## [TASK DIRECTIONS]
Omit any picture, and return the remaining data exactly as written.

## [DATASET CONTENT]
- - -
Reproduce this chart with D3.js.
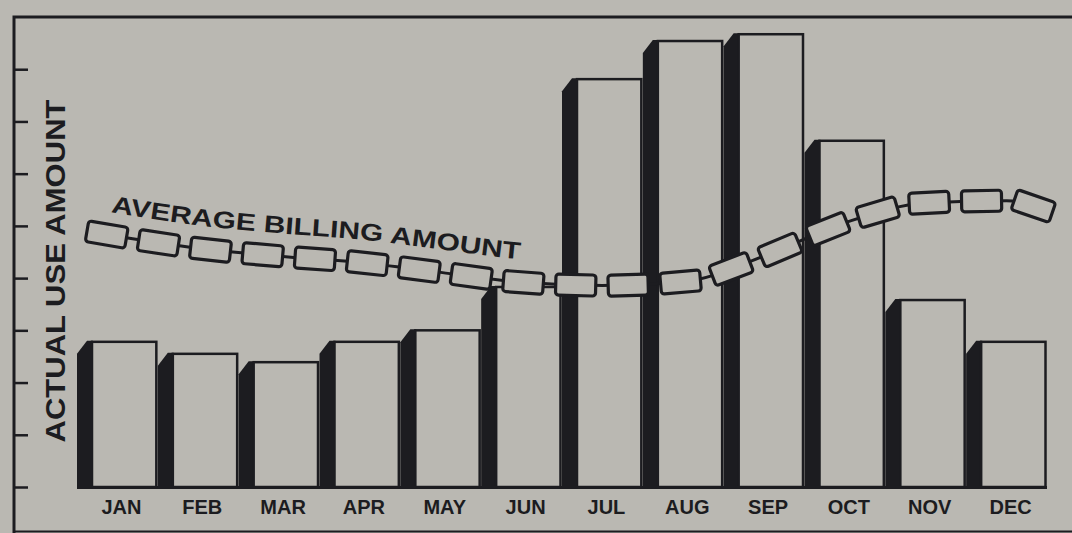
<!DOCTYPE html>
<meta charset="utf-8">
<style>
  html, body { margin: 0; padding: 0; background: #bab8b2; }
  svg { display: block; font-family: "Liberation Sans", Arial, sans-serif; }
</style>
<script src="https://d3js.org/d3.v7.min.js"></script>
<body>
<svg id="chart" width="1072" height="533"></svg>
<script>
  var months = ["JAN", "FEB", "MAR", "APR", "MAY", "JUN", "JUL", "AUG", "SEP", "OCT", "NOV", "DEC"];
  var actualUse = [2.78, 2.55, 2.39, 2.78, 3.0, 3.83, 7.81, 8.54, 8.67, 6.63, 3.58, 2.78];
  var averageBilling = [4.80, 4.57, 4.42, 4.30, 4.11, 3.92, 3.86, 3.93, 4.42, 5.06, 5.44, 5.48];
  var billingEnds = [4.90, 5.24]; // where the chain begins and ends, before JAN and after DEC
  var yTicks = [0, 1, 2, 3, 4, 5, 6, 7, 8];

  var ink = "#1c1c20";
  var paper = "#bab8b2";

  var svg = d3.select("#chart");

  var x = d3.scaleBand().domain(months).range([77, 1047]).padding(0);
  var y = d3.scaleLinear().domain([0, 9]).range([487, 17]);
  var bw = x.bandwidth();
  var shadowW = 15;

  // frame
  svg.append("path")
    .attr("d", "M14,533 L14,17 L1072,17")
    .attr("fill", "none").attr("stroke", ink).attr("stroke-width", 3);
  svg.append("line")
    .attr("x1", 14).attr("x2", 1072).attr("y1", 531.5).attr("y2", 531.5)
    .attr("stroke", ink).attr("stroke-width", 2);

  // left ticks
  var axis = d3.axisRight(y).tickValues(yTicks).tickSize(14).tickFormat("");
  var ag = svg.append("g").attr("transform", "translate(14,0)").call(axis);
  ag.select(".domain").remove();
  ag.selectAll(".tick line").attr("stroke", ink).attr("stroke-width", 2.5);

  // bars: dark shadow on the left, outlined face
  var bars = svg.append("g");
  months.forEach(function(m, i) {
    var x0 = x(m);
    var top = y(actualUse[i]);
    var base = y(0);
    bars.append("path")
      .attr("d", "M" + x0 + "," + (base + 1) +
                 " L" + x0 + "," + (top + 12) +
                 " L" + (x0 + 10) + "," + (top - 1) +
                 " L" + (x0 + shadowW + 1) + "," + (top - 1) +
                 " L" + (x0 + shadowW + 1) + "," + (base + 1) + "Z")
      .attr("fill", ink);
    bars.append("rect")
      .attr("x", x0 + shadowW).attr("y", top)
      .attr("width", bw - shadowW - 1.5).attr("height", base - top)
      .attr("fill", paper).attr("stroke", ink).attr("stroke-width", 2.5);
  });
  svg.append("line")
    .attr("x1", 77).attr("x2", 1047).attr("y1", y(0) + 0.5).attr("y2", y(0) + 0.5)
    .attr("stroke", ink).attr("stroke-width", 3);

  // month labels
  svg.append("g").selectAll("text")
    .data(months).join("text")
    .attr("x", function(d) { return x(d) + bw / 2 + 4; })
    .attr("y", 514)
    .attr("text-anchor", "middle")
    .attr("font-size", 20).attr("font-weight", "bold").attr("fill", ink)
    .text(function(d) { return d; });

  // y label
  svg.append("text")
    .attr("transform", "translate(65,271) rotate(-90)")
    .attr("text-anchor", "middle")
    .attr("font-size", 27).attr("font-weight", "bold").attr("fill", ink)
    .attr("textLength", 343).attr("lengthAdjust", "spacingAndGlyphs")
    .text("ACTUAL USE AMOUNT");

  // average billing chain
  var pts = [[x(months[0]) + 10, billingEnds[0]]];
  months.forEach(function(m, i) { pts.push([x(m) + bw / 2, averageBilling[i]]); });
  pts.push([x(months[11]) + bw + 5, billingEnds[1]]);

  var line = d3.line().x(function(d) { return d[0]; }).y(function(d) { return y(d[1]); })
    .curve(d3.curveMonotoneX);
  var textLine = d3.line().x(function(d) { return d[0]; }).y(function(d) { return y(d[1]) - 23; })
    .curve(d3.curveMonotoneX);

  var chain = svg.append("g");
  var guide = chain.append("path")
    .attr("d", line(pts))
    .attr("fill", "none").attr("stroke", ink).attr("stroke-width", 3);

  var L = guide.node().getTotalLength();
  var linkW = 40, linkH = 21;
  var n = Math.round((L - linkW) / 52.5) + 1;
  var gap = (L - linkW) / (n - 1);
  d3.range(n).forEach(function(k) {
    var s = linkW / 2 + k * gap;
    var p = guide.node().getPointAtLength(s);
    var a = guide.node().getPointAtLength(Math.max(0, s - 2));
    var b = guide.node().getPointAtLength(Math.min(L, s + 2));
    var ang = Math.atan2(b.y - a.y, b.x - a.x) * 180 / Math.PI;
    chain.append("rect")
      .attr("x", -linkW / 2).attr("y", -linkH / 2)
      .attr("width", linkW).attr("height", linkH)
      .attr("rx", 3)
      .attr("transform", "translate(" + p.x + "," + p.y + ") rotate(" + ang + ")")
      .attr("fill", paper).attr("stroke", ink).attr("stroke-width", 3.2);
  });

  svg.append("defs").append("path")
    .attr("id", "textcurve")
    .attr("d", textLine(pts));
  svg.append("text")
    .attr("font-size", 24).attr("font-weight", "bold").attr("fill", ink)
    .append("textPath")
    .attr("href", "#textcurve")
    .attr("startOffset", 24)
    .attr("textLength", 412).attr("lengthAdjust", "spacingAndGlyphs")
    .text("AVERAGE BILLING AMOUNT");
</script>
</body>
- - -
## [ANSWER BELOW]
Reproduce this chart with D3.js.
<!DOCTYPE html>
<meta charset="utf-8">
<style>
  html, body { margin: 0; padding: 0; background: #bab8b2; }
  svg { display: block; font-family: "Liberation Sans", Arial, sans-serif; }
</style>
<script src="https://d3js.org/d3.v7.min.js"></script>
<body>
<svg id="chart" width="1072" height="533"></svg>
<script>
  var months = ["JAN", "FEB", "MAR", "APR", "MAY", "JUN", "JUL", "AUG", "SEP", "OCT", "NOV", "DEC"];
  var actualUse = [2.78, 2.55, 2.39, 2.78, 3.0, 3.83, 7.81, 8.54, 8.67, 6.63, 3.58, 2.78];
  var averageBilling = [4.80, 4.57, 4.42, 4.30, 4.11, 3.92, 3.86, 3.93, 4.42, 5.06, 5.44, 5.48];
  var billingEnds = [4.90, 5.24]; // where the chain begins and ends, before JAN and after DEC
  var yTicks = [0, 1, 2, 3, 4, 5, 6, 7, 8];

  var ink = "#1c1c20";
  var paper = "#bab8b2";

  var svg = d3.select("#chart");

  var x = d3.scaleBand().domain(months).range([77, 1047]).padding(0);
  var y = d3.scaleLinear().domain([0, 9]).range([487, 17]);
  var bw = x.bandwidth();
  var shadowW = 15;

  // frame
  svg.append("path")
    .attr("d", "M14,533 L14,17 L1072,17")
    .attr("fill", "none").attr("stroke", ink).attr("stroke-width", 3);
  svg.append("line")
    .attr("x1", 14).attr("x2", 1072).attr("y1", 531.5).attr("y2", 531.5)
    .attr("stroke", ink).attr("stroke-width", 2);

  // left ticks
  var axis = d3.axisRight(y).tickValues(yTicks).tickSize(14).tickFormat("");
  var ag = svg.append("g").attr("transform", "translate(14,0)").call(axis);
  ag.select(".domain").remove();
  ag.selectAll(".tick line").attr("stroke", ink).attr("stroke-width", 2.5);

  // bars: dark shadow on the left, outlined face
  var bars = svg.append("g");
  months.forEach(function(m, i) {
    var x0 = x(m);
    var top = y(actualUse[i]);
    var base = y(0);
    bars.append("path")
      .attr("d", "M" + x0 + "," + (base + 1) +
                 " L" + x0 + "," + (top + 12) +
                 " L" + (x0 + 10) + "," + (top - 1) +
                 " L" + (x0 + shadowW + 1) + "," + (top - 1) +
                 " L" + (x0 + shadowW + 1) + "," + (base + 1) + "Z")
      .attr("fill", ink);
    bars.append("rect")
      .attr("x", x0 + shadowW).attr("y", top)
      .attr("width", bw - shadowW - 1.5).attr("height", base - top)
      .attr("fill", paper).attr("stroke", ink).attr("stroke-width", 2.5);
  });
  svg.append("line")
    .attr("x1", 77).attr("x2", 1047).attr("y1", y(0) + 0.5).attr("y2", y(0) + 0.5)
    .attr("stroke", ink).attr("stroke-width", 3);

  // month labels
  svg.append("g").selectAll("text")
    .data(months).join("text")
    .attr("x", function(d) { return x(d) + bw / 2 + 4; })
    .attr("y", 514)
    .attr("text-anchor", "middle")
    .attr("font-size", 20).attr("font-weight", "bold").attr("fill", ink)
    .text(function(d) { return d; });

  // y label
  svg.append("text")
    .attr("transform", "translate(65,271) rotate(-90)")
    .attr("text-anchor", "middle")
    .attr("font-size", 27).attr("font-weight", "bold").attr("fill", ink)
    .attr("textLength", 343).attr("lengthAdjust", "spacingAndGlyphs")
    .text("ACTUAL USE AMOUNT");

  // average billing chain
  var pts = [[x(months[0]) + 10, billingEnds[0]]];
  months.forEach(function(m, i) { pts.push([x(m) + bw / 2, averageBilling[i]]); });
  pts.push([x(months[11]) + bw + 5, billingEnds[1]]);

  var line = d3.line().x(function(d) { return d[0]; }).y(function(d) { return y(d[1]); })
    .curve(d3.curveMonotoneX);
  var textLine = d3.line().x(function(d) { return d[0]; }).y(function(d) { return y(d[1]) - 23; })
    .curve(d3.curveMonotoneX);

  var chain = svg.append("g");
  var guide = chain.append("path")
    .attr("d", line(pts))
    .attr("fill", "none").attr("stroke", ink).attr("stroke-width", 3);

  var L = guide.node().getTotalLength();
  var linkW = 40, linkH = 21;
  var n = Math.round((L - linkW) / 52.5) + 1;
  var gap = (L - linkW) / (n - 1);
  d3.range(n).forEach(function(k) {
    var s = linkW / 2 + k * gap;
    var p = guide.node().getPointAtLength(s);
    var a = guide.node().getPointAtLength(Math.max(0, s - 2));
    var b = guide.node().getPointAtLength(Math.min(L, s + 2));
    var ang = Math.atan2(b.y - a.y, b.x - a.x) * 180 / Math.PI;
    chain.append("rect")
      .attr("x", -linkW / 2).attr("y", -linkH / 2)
      .attr("width", linkW).attr("height", linkH)
      .attr("rx", 3)
      .attr("transform", "translate(" + p.x + "," + p.y + ") rotate(" + ang + ")")
      .attr("fill", paper).attr("stroke", ink).attr("stroke-width", 3.2);
  });

  svg.append("defs").append("path")
    .attr("id", "textcurve")
    .attr("d", textLine(pts));
  svg.append("text")
    .attr("font-size", 24).attr("font-weight", "bold").attr("fill", ink)
    .append("textPath")
    .attr("href", "#textcurve")
    .attr("startOffset", 24)
    .attr("textLength", 412).attr("lengthAdjust", "spacingAndGlyphs")
    .text("AVERAGE BILLING AMOUNT");
</script>
</body>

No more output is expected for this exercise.